(Short problem): Quote word for word the lines below, beginning with the first and ending with the one that has "bar_index = list(range(138))". Drop the pictures.

(Dataset section):

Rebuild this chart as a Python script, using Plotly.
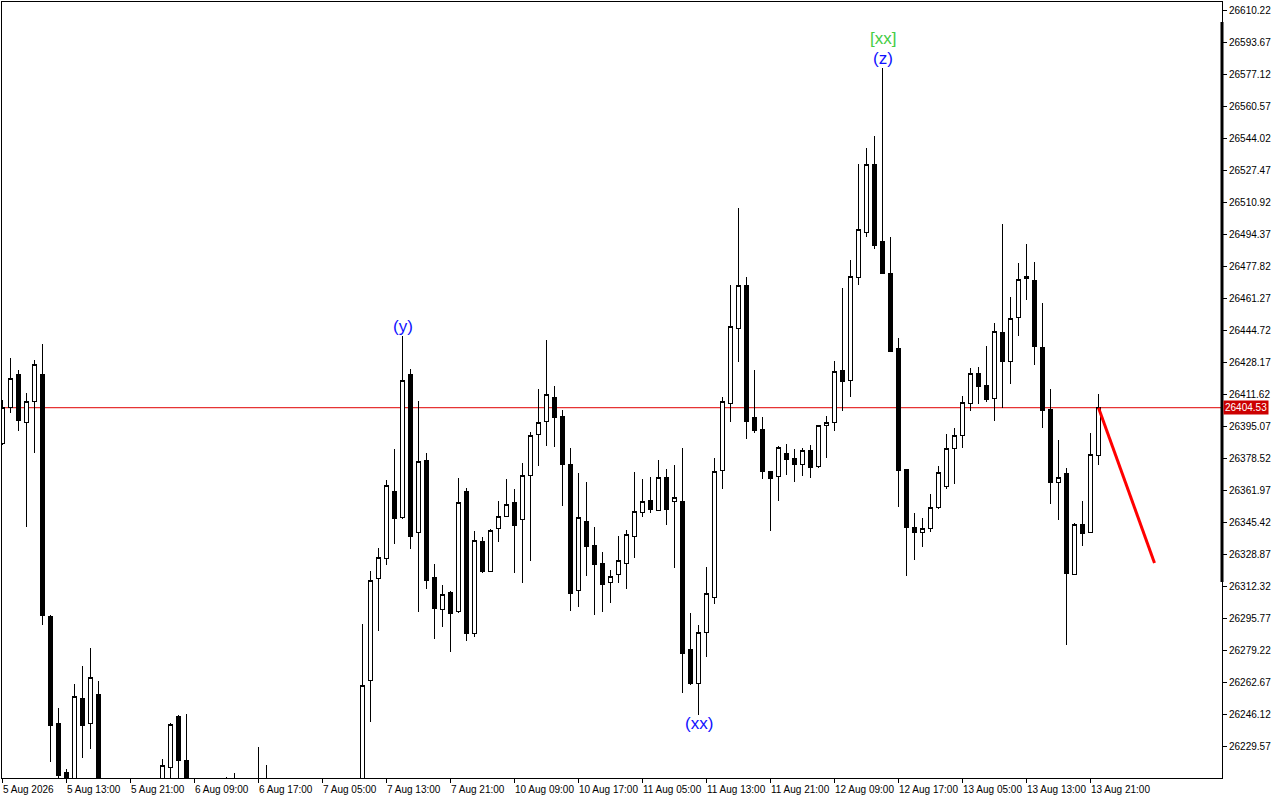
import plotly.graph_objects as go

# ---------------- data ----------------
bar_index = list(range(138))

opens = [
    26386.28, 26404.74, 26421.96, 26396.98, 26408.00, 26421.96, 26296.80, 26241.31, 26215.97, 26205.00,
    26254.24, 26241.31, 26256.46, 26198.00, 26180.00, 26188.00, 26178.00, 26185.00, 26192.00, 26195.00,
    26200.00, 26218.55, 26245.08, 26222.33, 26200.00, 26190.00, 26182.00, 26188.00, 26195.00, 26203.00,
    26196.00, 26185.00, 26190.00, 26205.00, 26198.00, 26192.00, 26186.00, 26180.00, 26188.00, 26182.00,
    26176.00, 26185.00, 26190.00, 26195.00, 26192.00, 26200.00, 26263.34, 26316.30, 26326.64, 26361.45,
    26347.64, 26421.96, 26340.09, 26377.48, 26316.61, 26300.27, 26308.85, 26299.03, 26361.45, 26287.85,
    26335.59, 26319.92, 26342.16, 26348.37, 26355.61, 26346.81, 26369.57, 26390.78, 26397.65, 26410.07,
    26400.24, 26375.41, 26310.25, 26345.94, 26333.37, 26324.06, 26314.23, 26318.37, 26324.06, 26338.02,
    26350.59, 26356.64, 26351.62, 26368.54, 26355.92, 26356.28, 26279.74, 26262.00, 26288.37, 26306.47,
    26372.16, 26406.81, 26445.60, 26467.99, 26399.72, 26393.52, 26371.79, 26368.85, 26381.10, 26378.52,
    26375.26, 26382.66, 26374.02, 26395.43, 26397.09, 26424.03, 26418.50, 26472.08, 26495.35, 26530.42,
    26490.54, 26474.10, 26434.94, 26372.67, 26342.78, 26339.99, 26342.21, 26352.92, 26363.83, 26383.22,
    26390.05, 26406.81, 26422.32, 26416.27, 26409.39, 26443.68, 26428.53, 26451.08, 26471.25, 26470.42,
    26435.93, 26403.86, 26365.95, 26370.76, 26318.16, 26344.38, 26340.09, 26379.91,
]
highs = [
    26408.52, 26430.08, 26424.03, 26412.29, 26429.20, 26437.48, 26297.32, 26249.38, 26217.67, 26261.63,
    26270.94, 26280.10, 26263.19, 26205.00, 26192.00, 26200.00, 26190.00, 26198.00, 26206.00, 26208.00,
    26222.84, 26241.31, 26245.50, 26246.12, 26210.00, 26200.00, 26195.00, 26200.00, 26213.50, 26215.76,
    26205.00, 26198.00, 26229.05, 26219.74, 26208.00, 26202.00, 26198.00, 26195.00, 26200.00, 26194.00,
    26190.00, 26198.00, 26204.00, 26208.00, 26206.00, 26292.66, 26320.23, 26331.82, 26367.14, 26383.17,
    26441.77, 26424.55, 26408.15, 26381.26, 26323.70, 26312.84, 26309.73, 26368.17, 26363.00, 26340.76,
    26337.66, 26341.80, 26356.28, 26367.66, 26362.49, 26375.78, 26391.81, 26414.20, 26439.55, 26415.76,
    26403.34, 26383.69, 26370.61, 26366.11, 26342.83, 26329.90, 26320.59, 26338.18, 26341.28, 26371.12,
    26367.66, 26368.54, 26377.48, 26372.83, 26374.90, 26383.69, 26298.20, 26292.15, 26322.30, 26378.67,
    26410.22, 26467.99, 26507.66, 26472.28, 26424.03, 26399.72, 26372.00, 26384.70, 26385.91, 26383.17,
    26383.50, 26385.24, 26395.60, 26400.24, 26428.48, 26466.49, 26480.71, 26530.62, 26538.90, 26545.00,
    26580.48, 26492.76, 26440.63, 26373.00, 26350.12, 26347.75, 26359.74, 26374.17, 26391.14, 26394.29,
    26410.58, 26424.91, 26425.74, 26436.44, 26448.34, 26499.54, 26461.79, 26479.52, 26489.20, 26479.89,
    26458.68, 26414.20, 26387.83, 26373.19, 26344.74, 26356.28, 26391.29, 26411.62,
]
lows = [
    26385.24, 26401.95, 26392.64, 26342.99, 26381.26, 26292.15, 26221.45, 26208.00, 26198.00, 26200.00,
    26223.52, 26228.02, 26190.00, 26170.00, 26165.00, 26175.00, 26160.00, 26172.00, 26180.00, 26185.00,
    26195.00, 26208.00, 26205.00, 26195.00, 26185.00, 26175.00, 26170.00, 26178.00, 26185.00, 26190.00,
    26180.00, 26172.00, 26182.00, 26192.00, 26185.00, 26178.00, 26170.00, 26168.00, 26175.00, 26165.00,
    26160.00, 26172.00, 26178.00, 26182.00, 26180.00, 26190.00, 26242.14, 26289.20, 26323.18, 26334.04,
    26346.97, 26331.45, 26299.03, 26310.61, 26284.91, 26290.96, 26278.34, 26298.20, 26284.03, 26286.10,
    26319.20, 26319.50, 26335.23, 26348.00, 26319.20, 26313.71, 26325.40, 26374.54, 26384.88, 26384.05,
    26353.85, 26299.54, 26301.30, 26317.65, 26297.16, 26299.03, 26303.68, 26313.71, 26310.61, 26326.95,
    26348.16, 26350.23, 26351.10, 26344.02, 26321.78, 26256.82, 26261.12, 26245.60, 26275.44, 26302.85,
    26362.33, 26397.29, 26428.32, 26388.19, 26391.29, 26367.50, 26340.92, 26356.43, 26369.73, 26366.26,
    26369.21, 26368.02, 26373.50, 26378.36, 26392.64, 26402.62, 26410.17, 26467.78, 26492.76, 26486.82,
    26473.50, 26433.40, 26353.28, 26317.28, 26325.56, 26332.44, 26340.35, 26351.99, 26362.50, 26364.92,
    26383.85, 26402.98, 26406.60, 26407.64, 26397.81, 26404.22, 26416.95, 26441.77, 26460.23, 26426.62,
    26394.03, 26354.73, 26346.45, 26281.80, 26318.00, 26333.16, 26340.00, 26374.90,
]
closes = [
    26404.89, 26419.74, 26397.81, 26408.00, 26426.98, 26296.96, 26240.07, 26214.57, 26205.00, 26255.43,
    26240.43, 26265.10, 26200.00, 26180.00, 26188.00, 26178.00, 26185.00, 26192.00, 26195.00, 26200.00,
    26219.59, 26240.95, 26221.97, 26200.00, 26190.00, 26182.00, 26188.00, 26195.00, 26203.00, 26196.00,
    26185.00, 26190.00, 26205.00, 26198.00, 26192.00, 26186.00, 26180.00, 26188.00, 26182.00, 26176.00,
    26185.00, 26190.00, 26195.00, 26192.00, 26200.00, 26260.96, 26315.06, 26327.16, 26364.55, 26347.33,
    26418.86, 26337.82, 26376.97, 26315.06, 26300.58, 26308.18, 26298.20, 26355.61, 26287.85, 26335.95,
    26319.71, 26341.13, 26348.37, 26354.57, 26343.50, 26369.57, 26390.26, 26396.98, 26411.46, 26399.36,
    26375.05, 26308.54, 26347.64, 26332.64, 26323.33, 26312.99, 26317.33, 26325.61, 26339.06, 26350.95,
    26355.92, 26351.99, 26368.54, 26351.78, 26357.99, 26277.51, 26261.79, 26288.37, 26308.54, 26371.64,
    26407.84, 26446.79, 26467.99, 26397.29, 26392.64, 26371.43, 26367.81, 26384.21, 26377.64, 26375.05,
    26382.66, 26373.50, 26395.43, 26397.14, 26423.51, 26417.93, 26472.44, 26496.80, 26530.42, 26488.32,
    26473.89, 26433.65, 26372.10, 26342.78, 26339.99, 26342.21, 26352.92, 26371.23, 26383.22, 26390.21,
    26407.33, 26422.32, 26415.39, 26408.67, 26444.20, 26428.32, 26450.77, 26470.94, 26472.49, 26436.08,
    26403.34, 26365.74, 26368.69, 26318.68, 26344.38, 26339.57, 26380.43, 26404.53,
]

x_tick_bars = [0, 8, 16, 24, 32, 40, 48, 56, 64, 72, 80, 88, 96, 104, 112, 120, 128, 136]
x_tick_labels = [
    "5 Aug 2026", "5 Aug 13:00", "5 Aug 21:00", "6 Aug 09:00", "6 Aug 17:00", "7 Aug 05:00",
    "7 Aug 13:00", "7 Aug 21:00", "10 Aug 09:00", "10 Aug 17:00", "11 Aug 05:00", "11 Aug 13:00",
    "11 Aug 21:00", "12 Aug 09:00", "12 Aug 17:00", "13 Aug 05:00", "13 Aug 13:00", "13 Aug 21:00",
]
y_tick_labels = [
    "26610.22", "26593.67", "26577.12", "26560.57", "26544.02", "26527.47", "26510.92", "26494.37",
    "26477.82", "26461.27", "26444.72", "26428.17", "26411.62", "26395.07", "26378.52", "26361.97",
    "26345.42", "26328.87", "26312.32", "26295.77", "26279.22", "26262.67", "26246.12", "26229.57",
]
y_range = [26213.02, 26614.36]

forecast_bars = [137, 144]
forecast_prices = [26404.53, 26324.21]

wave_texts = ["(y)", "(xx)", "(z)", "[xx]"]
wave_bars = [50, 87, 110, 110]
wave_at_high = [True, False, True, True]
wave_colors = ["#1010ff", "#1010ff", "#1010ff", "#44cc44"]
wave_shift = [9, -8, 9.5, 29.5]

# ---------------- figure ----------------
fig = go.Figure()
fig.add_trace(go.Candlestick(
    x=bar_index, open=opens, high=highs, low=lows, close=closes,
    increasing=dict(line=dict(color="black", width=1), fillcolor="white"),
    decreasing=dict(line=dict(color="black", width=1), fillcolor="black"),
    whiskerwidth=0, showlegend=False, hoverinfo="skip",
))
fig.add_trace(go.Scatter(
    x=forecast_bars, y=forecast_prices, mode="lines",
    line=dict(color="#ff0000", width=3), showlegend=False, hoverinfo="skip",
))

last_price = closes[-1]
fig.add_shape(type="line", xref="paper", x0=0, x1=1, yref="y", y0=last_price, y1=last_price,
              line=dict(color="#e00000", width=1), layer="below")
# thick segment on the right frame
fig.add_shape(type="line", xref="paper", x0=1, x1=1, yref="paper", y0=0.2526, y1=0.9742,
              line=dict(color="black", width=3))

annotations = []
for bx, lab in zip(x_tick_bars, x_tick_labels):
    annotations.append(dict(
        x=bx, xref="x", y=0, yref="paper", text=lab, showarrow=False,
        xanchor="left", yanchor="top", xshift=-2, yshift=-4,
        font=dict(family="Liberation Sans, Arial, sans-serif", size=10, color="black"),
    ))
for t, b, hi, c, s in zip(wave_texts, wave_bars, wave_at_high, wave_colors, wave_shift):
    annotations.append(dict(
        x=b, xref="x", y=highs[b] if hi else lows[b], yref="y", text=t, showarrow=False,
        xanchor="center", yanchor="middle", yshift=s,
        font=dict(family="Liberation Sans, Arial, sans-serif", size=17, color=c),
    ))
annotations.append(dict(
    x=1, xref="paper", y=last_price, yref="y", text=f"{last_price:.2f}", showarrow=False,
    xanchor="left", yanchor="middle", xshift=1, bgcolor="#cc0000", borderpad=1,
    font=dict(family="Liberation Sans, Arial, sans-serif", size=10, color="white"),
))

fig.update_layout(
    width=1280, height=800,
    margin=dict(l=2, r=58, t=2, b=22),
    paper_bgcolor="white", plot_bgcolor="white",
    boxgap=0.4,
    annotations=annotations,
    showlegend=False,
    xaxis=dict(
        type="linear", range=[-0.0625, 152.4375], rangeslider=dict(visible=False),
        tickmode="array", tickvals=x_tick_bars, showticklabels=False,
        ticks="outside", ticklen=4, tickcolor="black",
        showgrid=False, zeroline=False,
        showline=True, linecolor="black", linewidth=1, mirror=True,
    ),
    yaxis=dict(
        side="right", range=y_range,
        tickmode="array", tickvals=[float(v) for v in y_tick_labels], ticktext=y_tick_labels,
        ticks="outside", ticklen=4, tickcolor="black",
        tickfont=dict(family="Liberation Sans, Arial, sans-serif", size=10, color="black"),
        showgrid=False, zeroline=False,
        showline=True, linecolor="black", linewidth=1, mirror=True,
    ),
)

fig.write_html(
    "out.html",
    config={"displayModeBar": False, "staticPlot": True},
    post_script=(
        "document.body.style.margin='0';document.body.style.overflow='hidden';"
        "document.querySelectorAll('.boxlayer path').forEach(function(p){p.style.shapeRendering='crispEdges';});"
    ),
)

(Written solution):
Rebuild this chart as a Python script, using Plotly.
import plotly.graph_objects as go

# ---------------- data ----------------
bar_index = list(range(138))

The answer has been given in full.